Fox, NBC to Launch YouTube Rival

News Corp. and NBC Universal will team up in an online venture to distribute their TV programming an as-yet-unnamed jointly produced site, as well as to Yahoo, MSN, AOL and MySpace -- a partnership to counter Google’s YouTube, which has irked traditional media firms with heavy-handed negotiating tactics over distribution rights.

The media companies claimed that the partnership represents “the largest Internet-video-distribution network ever assembled” in a press release issued Thursday.

The joint venture will be located in New York and Los Angeles and will initially be led by NBC U chief digital officer George Kliavkoff. The companies said they will invest “a significant marketing and promotional budget” for the site’s launch.

"We expect this site to be -- or we hope it to be -- the No. 1 video destination on the Internet," News Corp. president and chief operating officer Peter Chernin said on a conference call Thursday.

Chernin added that the companies are already in discussions with other content providers and distributors -- including Google.

“We had a conversation with [Google CEO] Eric Schmidt this morning, and they are considering this,” Chernin said. Google representatives did not respond to a request for comment.

The site doesn’t have a name yet, but the founders referred to it as NewCo. The video site is scheduled to debut this summer with “thousands of hours of full-length programming, movies and clips” from NBC U’s and Fox’s cable channels, national broadcast channels and Universal Pictures and 20th Century Fox.

Shows to be available online through the NBC U-News Corp. venture will include NBC’s Heroes, My Name Is Earl, Saturday Night Live, Friday Night Lights and The Tonight Show with Jay Leno. Fox shows will include 24, House, The Riches and The Simpsons.

The initial distribution partners -- AOL, MSN, MySpace and Yahoo -- represent 96% of all U.S. monthly unique Internet users, according to NBC U and News Corp.

Charter advertisers for the unnamed joint venture include Cadbury Schweppes, Cisco Systems, Esurance, Intel and General Motors. NBC U CEO Jeff Zucker said the venture had already landed two additional advertisers Thursday morning, which he didn’t name.

Zucker added that there will a dedicated ad-sales force for NewCo, which will be put into place over the next few weeks. Revenue from ad sales will be shared among the venture, with “the bulk of it” going back to the copyright holders, he said.

The site will compete head-to-head with YouTube, currently the No. 1 video destination online, serving more than 100 million video streams daily. TV programmers have viewed YouTube as a double-edged sword: potentially valuable as a promotional outlet, but problematic in terms of the control YouTube affords over video that’s posted to the site.

The NewCo announcement comes one week after Viacom filed a copyright-infringement lawsuit against YouTube and Google, demanding at least $1 billion in damages.

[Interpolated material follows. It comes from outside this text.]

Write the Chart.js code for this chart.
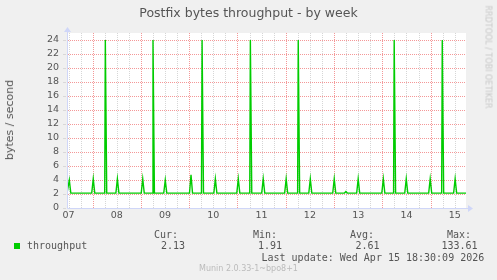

Viacom, while not a participant in the NBC U-News Corp. announcement, did not rule out contributing content from its programming networks to NewCo.

“We welcome any additional distribution” where intellectual property is protected from unauthorized use, said Mark Morril, Viacom’s deputy general counsel, who worked on the lawsuit filed this month against Google and YouTube. “Our understanding of that site is that it’s going to be a copyright-respecting site.”

Viacom has so far avoided creating its own YouTube-like portal to distribute programming from its MTV Networks, which include Comedy Central, Nickelodeon, VH1 and MTV.

Instead, it has distributed the content widely, through such sites as Apple’s iTunes, mobile-telephone services and Google’s own video store, where it gets compensated with clear commercial arrangements.

Viacom also signed a deal to provide content to a start-up YouTube competitor called Joost, founded by entrepreneurs who previously created Internet-based music and telephone services known as Kazaa and Skype, respectively.

And MTV created two “immersive” online worlds, Virtual Hills and Virtual Laguna Beach.

“The core of Viacom’s strategy is to go wherever consumers are going to get video online,” under lawful licensing arrangements, Morril said.